__RECORDS SHOWN__.
--- Start ---
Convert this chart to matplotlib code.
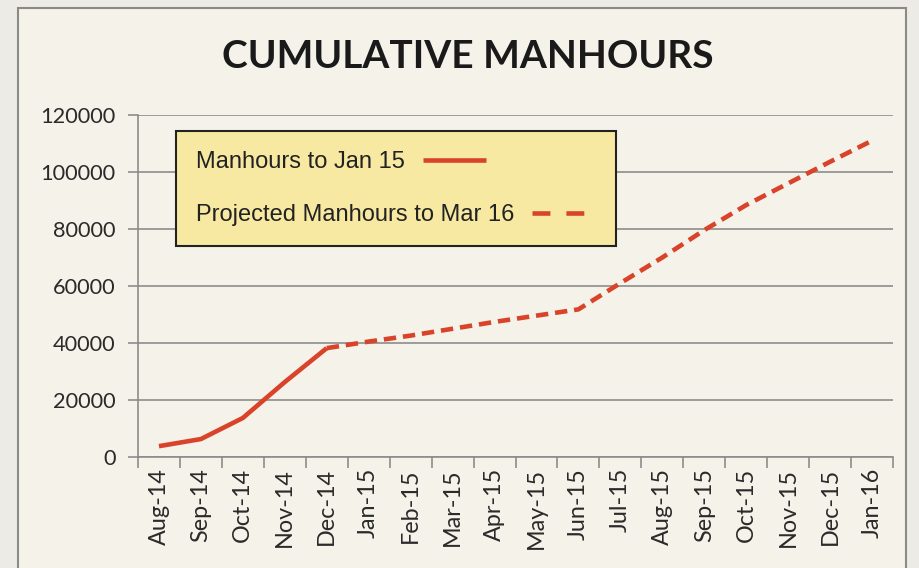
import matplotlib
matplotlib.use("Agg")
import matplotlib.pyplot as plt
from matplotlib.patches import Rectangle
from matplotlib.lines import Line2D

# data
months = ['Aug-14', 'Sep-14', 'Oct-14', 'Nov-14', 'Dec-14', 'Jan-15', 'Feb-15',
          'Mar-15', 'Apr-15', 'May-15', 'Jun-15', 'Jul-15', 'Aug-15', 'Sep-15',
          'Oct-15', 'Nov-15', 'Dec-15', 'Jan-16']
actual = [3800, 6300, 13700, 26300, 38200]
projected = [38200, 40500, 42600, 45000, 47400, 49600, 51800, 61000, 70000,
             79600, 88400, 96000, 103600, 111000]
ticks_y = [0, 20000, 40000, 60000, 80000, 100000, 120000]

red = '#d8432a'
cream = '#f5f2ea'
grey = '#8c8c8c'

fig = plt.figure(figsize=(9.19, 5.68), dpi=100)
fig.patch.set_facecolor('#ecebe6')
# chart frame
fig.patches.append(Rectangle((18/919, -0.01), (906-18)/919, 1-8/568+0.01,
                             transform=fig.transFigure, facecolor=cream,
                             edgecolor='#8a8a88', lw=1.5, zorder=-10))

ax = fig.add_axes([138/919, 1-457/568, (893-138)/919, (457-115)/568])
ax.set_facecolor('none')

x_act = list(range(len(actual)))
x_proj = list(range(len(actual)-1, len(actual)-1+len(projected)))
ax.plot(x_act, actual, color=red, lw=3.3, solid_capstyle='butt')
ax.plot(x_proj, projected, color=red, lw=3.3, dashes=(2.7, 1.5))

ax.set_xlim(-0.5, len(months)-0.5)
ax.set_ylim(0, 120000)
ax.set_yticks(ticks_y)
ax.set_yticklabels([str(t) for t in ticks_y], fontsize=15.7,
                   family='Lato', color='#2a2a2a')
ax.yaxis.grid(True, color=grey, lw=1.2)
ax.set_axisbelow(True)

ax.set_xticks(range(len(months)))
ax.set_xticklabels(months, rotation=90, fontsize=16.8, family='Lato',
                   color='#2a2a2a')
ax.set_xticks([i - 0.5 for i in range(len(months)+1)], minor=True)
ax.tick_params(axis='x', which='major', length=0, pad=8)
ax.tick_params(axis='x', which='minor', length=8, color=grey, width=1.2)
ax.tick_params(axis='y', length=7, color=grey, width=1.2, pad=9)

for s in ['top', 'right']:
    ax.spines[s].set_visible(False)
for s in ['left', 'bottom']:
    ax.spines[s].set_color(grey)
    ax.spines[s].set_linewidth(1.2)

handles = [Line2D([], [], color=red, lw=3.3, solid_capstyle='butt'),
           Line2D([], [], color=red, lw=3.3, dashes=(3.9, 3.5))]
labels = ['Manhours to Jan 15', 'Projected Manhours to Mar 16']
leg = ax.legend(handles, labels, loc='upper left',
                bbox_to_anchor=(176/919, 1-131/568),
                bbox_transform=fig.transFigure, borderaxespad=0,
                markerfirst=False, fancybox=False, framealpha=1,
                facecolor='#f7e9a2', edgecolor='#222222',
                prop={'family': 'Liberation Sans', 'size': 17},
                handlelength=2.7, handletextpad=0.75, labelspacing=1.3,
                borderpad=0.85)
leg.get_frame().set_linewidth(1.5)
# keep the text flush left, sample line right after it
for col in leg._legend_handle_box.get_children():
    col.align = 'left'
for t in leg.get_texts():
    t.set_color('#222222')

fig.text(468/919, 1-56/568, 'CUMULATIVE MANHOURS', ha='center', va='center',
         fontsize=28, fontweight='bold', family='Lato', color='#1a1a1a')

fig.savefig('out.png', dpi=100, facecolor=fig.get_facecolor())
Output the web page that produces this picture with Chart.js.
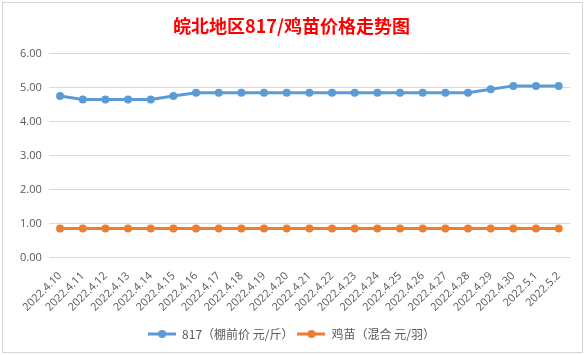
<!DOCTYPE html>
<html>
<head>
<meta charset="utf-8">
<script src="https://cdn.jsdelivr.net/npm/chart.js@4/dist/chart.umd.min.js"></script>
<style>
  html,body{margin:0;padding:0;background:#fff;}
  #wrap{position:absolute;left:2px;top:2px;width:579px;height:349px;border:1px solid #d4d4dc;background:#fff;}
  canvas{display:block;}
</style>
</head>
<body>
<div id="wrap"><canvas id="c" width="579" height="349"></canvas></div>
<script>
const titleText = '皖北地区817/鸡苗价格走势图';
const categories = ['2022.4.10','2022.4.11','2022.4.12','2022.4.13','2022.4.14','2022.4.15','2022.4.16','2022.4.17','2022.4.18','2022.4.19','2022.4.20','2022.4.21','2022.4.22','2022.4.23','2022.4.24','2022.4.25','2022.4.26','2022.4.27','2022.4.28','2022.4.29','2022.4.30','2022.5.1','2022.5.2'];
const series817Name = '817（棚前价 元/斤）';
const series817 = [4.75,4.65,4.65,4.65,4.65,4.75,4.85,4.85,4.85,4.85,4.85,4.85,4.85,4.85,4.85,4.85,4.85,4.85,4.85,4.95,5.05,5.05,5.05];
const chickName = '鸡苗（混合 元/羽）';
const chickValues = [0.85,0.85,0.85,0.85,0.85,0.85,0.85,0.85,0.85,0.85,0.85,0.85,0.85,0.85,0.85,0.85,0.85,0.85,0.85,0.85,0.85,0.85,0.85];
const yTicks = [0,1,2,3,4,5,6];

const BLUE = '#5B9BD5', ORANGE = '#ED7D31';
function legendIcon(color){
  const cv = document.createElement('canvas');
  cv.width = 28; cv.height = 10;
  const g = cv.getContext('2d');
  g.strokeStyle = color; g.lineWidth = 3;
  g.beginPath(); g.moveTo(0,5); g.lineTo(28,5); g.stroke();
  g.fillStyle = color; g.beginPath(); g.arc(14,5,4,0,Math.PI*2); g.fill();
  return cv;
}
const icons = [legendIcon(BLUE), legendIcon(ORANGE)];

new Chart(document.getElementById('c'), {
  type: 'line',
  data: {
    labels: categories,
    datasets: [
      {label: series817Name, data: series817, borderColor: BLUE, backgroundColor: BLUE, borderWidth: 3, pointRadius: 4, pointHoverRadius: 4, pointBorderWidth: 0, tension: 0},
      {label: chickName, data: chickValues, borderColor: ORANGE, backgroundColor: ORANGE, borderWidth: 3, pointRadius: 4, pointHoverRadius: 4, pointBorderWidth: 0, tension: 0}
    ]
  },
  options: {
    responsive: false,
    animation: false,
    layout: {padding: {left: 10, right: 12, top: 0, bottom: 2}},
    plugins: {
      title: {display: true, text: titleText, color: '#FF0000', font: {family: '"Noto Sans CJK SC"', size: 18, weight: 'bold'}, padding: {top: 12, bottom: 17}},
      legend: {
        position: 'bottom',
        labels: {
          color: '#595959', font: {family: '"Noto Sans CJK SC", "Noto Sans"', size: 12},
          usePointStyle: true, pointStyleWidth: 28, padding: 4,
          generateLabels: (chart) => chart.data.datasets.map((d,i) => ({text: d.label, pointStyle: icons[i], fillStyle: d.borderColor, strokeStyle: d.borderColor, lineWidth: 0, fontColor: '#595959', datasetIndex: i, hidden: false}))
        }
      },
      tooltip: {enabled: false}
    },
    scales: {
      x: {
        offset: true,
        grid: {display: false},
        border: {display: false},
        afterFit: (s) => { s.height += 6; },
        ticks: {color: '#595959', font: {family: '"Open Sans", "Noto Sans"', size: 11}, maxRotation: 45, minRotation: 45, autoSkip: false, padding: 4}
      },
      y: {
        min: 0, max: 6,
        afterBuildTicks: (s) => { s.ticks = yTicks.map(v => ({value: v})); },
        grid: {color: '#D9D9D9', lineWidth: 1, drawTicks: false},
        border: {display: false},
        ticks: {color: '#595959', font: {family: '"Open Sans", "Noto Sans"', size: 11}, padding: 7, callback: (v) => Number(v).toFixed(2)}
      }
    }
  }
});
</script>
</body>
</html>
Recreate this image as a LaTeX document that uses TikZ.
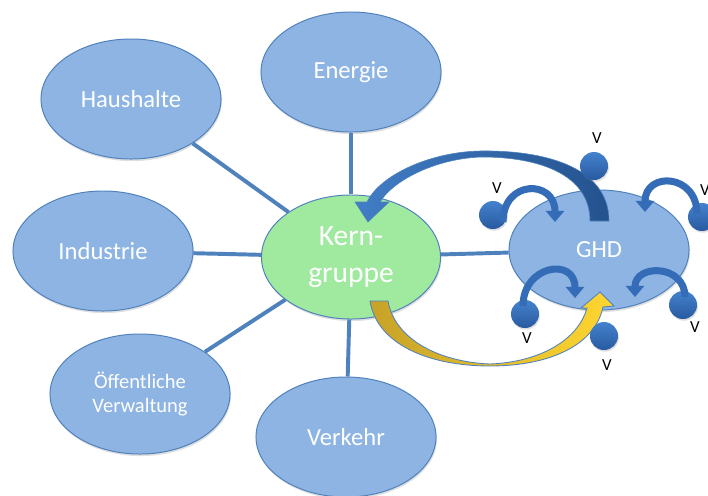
--- End ---
__TASK DIRECTIONS__.
Please extract exactly the lines of the data, from the first through the line containing "grey = '#8c8c8c'", and add no pictures to the copy.

__SOLUTION BELOW__.
Convert this chart to matplotlib code.
import matplotlib
matplotlib.use("Agg")
import matplotlib.pyplot as plt
from matplotlib.patches import Rectangle
from matplotlib.lines import Line2D

# data
months = ['Aug-14', 'Sep-14', 'Oct-14', 'Nov-14', 'Dec-14', 'Jan-15', 'Feb-15',
          'Mar-15', 'Apr-15', 'May-15', 'Jun-15', 'Jul-15', 'Aug-15', 'Sep-15',
          'Oct-15', 'Nov-15', 'Dec-15', 'Jan-16']
actual = [3800, 6300, 13700, 26300, 38200]
projected = [38200, 40500, 42600, 45000, 47400, 49600, 51800, 61000, 70000,
             79600, 88400, 96000, 103600, 111000]
ticks_y = [0, 20000, 40000, 60000, 80000, 100000, 120000]

red = '#d8432a'
cream = '#f5f2ea'
grey = '#8c8c8c'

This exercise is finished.